President Bola Ahmed Tinubu has formally asked Nigeria’s National Assembly to approve a significant external loan package totalling over $21.5 billion, alongside a $2 billion foreign currency bond issuance and a pension bond program designed to address pressing national financial concerns.
The loan request, presented in a letter to lawmakers, outlines a multi-currency debt plan that spans the 2025–2026 fiscal periods.
The proposed loan includes $21.54 billion in U.S. dollars, €2.19 billion in euros, ¥15 billion in Chinese yuan, and a €65 million grant component. AAN TV reports that funds will be allocated to priority sectors including infrastructure development, agriculture, healthcare, education, and security, according to Tinubu’s submission.
“These funds are urgently required to support critical national investments and stabilize the economy in the aftermath of major fiscal reforms,” the President stated, referencing the removal of petrol subsidies and declining government revenues as key motivations.
Pension liabilities also targeted in loan proposal
In addition to the borrowing request, Tinubu has asked the National Assembly to approve a separate issuance of N757.98 billion in Federal Government bonds. This bond programme is specifically aimed at settling long-standing pension liabilities under Nigeria’s Contributory Pension Scheme.
The President noted that resolving these debts would not only “alleviate hardship among pensioners” but also “restore confidence in the national pension system and stimulate long-term economic activity.”
Experts say the pension bond could be a political and economic win if implemented efficiently, as delayed pension payments have contributed to distrust in public sector retirement benefits and increased financial insecurity among retirees.
However, Tinubu’s latest financial proposal has sparked debate over Nigeria’s growing public debt burden. Critics argue that excessive reliance on external borrowing could strain future fiscal sustainability, especially in the absence of meaningful domestic revenue expansion and structural economic reform.
Nevertheless, Tinubu emphasized that the plan was crafted with Nigeria’s macroeconomic challenges in mind, and he urged lawmakers to treat the matter with urgency.
“Prompt consideration and approval will support our economic recovery agenda and ensure continued service delivery to Nigerian citizens,” he said in the request.

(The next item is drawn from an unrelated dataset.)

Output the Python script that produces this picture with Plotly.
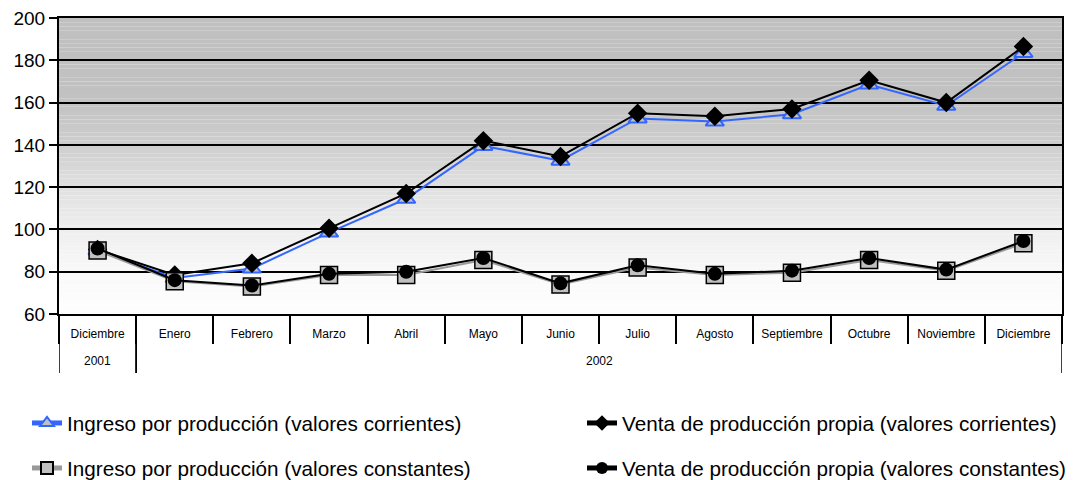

The National Assembly has referred the request to the Committee on Local and Foreign Debts for further scrutiny. The committee is expected to review the terms, intended project impacts, and debt servicing feasibility before making its recommendation.
The Ministry of Finance and Budget Office are also expected to provide clarifications during the review process, especially regarding the concessional nature of the loans and projected repayment timelines.
This latest request follows a string of financial moves by the Tinubu administration, including earlier budget realignments, fuel subsidy cuts, and a push to boost foreign investment. Yet, challenges persist: inflation remains high, the naira is under pressure, and food insecurity is growing.
As the administration walks a tightrope between investment and austerity, the question remains whether these new borrowing initiatives will deliver tangible relief for ordinary Nigerians—or simply deepen the nation’s debt crisis.